▶ _WHAT THE TASK REQUIRES_
Starting with the first line below, extract each line through the one that contains "const parkValues = [1.6, 1.6, 13.1, 36.2, 42.0, 95.8];", inclusive, excluding pictures.
— Begin RECORDS TO PROCESS —
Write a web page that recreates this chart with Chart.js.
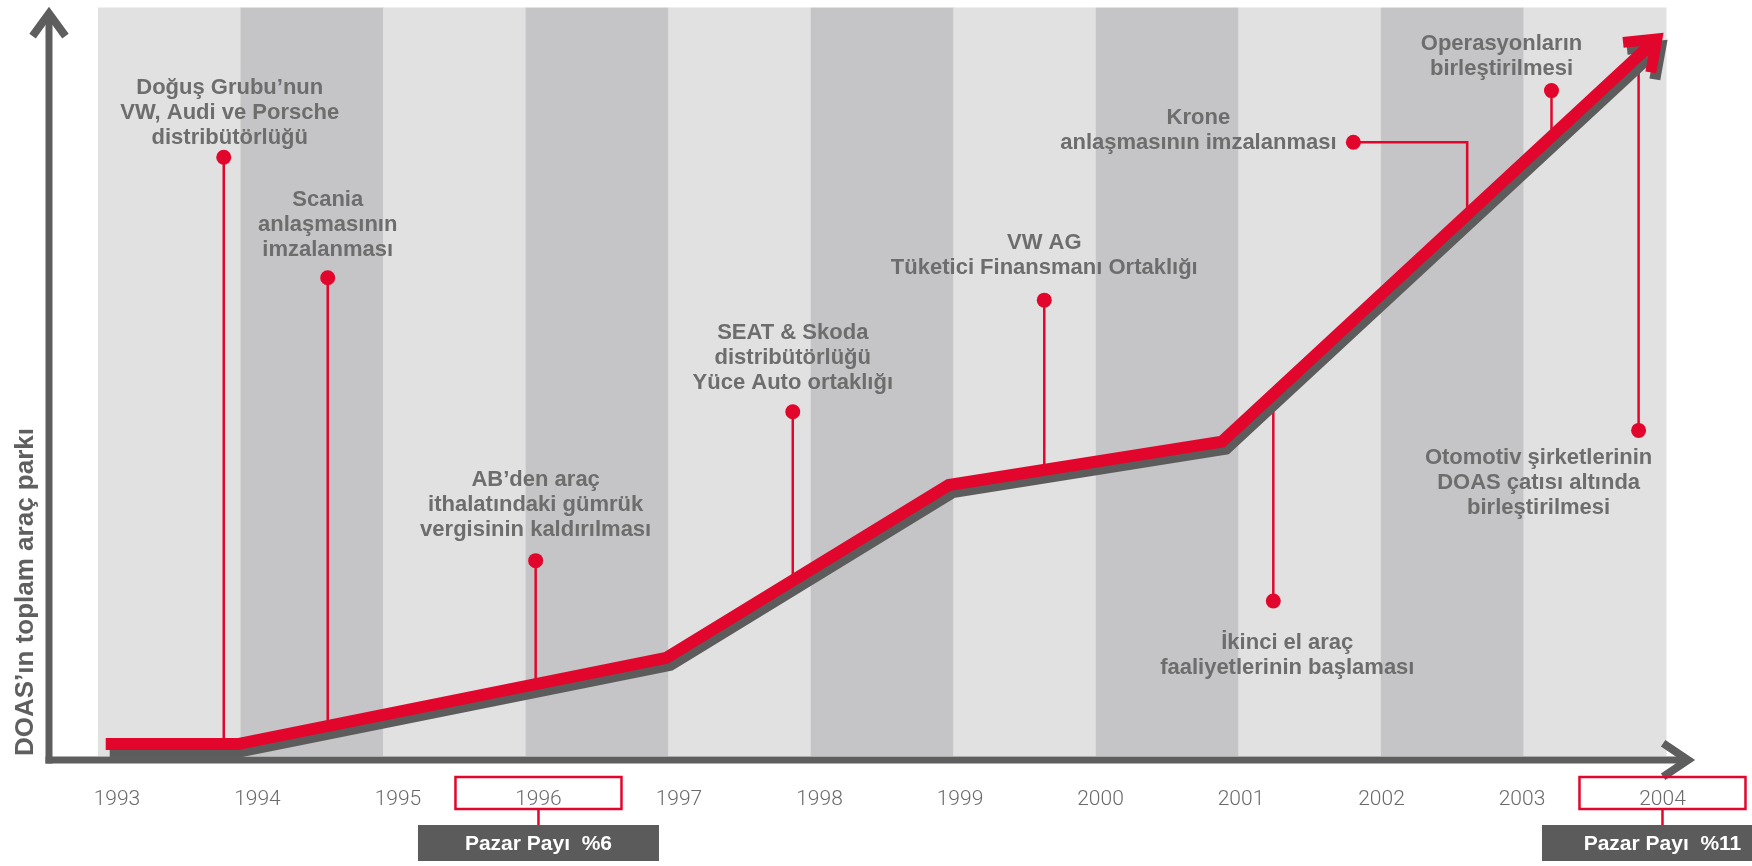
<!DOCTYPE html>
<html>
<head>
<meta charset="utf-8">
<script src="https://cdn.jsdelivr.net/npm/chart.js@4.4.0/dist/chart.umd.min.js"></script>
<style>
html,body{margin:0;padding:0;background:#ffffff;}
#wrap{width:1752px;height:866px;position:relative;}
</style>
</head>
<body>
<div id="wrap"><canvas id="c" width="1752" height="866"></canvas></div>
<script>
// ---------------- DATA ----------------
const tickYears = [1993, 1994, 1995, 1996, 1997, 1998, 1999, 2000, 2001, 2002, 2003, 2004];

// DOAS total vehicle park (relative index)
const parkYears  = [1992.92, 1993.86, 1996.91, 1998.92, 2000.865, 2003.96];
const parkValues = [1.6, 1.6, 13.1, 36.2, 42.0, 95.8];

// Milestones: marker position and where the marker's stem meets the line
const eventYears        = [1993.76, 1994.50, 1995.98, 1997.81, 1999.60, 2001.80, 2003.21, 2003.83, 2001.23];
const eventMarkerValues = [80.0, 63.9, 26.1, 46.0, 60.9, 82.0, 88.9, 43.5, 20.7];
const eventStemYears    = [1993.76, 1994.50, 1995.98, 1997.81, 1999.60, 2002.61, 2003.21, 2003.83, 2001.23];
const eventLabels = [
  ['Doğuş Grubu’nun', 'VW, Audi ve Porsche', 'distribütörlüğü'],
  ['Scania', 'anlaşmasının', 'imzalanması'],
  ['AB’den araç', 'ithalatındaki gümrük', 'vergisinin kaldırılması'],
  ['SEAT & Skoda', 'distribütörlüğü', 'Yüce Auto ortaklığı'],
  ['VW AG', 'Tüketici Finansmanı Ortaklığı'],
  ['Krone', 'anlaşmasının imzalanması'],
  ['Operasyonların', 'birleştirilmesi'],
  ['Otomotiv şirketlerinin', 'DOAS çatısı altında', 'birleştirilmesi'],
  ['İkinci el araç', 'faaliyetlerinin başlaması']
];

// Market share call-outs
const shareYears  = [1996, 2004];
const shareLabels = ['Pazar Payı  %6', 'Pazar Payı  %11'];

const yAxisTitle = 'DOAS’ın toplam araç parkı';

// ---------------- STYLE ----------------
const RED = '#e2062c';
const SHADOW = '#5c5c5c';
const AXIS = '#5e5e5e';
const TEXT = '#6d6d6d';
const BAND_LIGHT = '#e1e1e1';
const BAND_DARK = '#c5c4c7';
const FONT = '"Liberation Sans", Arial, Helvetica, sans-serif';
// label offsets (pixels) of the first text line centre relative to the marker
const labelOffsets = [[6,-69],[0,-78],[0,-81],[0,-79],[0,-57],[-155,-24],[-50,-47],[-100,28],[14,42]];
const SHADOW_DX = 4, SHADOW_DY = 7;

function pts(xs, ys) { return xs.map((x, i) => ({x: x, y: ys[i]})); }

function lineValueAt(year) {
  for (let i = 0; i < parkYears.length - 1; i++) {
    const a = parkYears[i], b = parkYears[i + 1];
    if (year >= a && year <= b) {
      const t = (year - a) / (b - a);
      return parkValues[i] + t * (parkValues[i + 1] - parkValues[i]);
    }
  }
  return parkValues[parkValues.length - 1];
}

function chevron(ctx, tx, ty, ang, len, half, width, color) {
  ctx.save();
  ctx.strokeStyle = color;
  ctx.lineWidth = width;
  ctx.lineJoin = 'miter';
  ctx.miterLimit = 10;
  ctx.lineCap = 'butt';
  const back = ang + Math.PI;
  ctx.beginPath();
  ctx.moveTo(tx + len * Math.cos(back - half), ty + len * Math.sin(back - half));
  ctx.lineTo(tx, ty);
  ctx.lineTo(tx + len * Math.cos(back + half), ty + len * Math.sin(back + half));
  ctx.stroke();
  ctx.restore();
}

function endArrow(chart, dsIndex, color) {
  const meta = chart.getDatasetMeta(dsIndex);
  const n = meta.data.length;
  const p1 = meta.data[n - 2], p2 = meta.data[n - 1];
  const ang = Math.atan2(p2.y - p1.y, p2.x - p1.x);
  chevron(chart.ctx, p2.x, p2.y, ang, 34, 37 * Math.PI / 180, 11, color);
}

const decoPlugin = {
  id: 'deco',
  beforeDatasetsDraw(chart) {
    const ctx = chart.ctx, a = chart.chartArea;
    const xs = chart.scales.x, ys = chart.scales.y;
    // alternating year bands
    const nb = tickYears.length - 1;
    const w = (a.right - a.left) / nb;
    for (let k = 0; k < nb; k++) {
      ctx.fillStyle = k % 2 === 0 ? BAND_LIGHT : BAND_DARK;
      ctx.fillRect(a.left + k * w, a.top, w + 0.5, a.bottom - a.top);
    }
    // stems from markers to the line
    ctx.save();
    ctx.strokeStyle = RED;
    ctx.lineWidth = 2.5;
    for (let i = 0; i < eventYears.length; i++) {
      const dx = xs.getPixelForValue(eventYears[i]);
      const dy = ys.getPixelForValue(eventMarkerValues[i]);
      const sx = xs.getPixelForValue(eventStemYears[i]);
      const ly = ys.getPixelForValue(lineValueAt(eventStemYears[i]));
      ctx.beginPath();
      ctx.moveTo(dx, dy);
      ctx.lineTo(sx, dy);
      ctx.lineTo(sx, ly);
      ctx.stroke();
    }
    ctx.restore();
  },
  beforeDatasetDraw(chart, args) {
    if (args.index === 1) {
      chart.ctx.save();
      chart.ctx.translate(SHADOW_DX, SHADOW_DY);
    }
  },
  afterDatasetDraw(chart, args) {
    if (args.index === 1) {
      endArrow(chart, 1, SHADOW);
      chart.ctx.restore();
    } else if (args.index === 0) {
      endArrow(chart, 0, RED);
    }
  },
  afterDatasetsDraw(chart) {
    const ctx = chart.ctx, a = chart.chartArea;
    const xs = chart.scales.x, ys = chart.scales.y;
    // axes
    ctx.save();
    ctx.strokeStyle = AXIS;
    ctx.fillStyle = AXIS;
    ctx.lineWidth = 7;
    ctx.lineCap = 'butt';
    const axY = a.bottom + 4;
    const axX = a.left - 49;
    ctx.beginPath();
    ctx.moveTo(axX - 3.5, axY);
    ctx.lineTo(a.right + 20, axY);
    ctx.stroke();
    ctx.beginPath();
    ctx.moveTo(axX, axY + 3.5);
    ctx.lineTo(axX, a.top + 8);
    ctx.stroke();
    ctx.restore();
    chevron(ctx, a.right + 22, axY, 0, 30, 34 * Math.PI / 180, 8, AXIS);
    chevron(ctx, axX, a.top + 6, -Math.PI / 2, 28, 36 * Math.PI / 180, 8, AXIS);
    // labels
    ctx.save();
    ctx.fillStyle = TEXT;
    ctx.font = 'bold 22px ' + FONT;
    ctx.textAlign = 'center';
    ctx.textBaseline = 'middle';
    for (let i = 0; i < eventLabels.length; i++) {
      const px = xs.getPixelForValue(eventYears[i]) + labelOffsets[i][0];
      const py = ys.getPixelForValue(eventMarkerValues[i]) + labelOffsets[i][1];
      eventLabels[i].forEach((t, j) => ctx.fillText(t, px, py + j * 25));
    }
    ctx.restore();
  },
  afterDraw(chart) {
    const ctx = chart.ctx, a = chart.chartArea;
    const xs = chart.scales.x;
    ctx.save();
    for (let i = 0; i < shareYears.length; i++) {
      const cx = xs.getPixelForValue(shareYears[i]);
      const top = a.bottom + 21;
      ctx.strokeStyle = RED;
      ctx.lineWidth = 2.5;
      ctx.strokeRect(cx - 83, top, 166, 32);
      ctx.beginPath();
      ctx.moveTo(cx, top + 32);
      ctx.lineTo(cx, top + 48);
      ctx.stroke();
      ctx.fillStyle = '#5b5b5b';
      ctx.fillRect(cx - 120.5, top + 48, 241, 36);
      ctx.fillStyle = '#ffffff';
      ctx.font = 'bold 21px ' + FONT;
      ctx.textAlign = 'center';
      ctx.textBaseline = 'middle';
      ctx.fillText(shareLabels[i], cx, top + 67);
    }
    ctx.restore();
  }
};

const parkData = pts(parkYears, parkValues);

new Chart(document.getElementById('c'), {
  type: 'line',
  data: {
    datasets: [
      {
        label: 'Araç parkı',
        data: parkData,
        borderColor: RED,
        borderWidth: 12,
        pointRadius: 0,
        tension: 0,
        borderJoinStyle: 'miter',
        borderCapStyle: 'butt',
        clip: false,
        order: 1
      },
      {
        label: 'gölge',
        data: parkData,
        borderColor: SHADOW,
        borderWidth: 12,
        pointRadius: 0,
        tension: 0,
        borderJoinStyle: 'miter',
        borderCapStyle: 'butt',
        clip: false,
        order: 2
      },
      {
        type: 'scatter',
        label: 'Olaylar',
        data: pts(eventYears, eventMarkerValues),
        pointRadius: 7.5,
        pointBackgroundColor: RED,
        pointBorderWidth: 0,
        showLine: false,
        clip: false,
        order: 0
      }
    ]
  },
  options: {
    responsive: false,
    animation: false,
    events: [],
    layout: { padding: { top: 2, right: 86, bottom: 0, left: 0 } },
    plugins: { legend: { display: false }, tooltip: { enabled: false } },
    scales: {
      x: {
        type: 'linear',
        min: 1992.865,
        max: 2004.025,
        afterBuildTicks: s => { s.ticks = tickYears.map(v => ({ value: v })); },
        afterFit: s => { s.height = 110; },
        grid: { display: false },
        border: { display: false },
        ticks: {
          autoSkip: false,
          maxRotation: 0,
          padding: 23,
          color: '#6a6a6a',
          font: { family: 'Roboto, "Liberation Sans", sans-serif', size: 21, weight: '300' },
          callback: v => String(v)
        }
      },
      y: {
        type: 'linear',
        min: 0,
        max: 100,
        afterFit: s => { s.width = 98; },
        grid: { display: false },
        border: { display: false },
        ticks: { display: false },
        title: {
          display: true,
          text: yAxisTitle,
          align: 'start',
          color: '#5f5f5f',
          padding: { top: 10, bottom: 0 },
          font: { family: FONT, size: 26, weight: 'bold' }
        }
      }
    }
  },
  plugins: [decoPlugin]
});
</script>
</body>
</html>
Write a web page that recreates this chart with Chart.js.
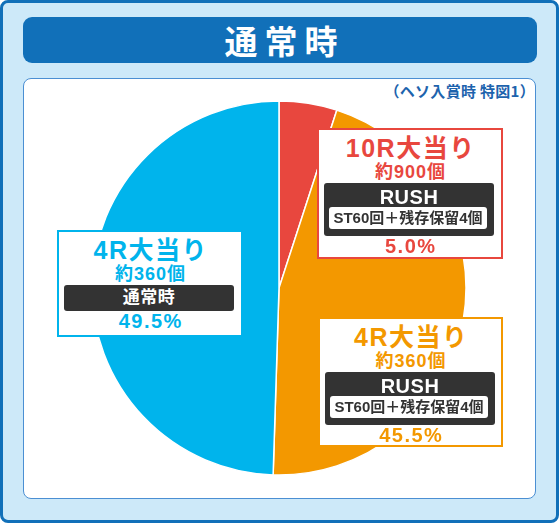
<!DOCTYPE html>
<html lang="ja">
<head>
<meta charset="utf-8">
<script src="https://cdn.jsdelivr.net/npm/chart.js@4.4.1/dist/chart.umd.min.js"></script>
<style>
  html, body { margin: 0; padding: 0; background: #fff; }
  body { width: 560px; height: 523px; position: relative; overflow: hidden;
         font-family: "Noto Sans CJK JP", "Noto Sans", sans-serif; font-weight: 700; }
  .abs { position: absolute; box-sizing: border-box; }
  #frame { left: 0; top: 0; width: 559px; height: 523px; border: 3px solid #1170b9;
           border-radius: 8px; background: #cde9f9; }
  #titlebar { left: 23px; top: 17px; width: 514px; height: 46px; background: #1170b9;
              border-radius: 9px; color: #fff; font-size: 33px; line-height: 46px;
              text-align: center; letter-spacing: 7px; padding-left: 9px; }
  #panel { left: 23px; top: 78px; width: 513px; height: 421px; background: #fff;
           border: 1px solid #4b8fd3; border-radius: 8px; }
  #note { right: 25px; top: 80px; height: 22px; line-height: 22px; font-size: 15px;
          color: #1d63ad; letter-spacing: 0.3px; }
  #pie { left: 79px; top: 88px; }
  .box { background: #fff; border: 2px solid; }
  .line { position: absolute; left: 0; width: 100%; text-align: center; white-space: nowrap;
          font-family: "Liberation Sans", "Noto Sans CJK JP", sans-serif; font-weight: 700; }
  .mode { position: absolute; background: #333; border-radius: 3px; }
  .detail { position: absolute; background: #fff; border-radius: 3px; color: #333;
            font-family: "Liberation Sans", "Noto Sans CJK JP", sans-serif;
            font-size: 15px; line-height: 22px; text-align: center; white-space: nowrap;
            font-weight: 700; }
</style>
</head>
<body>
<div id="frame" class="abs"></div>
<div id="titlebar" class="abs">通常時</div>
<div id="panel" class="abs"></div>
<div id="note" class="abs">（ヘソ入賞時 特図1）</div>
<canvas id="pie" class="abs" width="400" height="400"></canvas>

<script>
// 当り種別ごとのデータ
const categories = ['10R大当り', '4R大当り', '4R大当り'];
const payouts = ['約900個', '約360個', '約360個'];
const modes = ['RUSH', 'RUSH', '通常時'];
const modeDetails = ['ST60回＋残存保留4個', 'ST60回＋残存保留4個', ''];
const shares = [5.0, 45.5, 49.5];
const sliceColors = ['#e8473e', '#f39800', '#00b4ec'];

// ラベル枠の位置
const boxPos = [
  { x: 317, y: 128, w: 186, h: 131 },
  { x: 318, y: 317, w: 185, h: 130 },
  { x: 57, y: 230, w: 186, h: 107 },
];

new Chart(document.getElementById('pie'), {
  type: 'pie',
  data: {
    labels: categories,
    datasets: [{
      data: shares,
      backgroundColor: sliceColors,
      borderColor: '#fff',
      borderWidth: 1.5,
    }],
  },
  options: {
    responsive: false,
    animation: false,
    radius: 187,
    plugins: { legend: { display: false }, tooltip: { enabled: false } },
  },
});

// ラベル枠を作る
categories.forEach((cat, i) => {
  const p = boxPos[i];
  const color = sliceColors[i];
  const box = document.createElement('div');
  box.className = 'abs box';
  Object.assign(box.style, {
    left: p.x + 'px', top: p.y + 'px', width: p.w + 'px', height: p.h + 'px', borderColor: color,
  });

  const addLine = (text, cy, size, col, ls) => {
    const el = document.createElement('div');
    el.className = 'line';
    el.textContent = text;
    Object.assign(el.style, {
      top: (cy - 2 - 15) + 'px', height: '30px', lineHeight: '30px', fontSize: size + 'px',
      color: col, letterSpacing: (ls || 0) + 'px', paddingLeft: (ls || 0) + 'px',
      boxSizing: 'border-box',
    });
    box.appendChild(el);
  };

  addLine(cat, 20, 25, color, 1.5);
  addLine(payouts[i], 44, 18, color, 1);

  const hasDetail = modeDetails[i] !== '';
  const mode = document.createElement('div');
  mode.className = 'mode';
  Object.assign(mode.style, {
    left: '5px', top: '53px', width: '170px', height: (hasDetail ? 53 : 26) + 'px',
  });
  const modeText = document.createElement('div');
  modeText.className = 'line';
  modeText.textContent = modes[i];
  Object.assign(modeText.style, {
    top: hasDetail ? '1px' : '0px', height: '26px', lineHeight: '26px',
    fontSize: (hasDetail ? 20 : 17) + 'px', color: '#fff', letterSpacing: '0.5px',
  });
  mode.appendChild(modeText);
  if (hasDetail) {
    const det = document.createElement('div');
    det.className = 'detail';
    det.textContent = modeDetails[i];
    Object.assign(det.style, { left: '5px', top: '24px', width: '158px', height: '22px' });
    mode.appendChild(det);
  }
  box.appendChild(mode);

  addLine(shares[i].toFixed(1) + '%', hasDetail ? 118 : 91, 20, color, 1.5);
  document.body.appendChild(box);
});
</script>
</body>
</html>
— End RECORDS TO PROCESS —
▶ _THE SOLUTION_
Write a web page that recreates this chart with Chart.js.
<!DOCTYPE html>
<html>
<head>
<meta charset="utf-8">
<script src="https://cdn.jsdelivr.net/npm/chart.js@4.4.0/dist/chart.umd.min.js"></script>
<style>
html,body{margin:0;padding:0;background:#ffffff;}
#wrap{width:1752px;height:866px;position:relative;}
</style>
</head>
<body>
<div id="wrap"><canvas id="c" width="1752" height="866"></canvas></div>
<script>
// ---------------- DATA ----------------
const tickYears = [1993, 1994, 1995, 1996, 1997, 1998, 1999, 2000, 2001, 2002, 2003, 2004];

// DOAS total vehicle park (relative index)
const parkYears  = [1992.92, 1993.86, 1996.91, 1998.92, 2000.865, 2003.96];
const parkValues = [1.6, 1.6, 13.1, 36.2, 42.0, 95.8];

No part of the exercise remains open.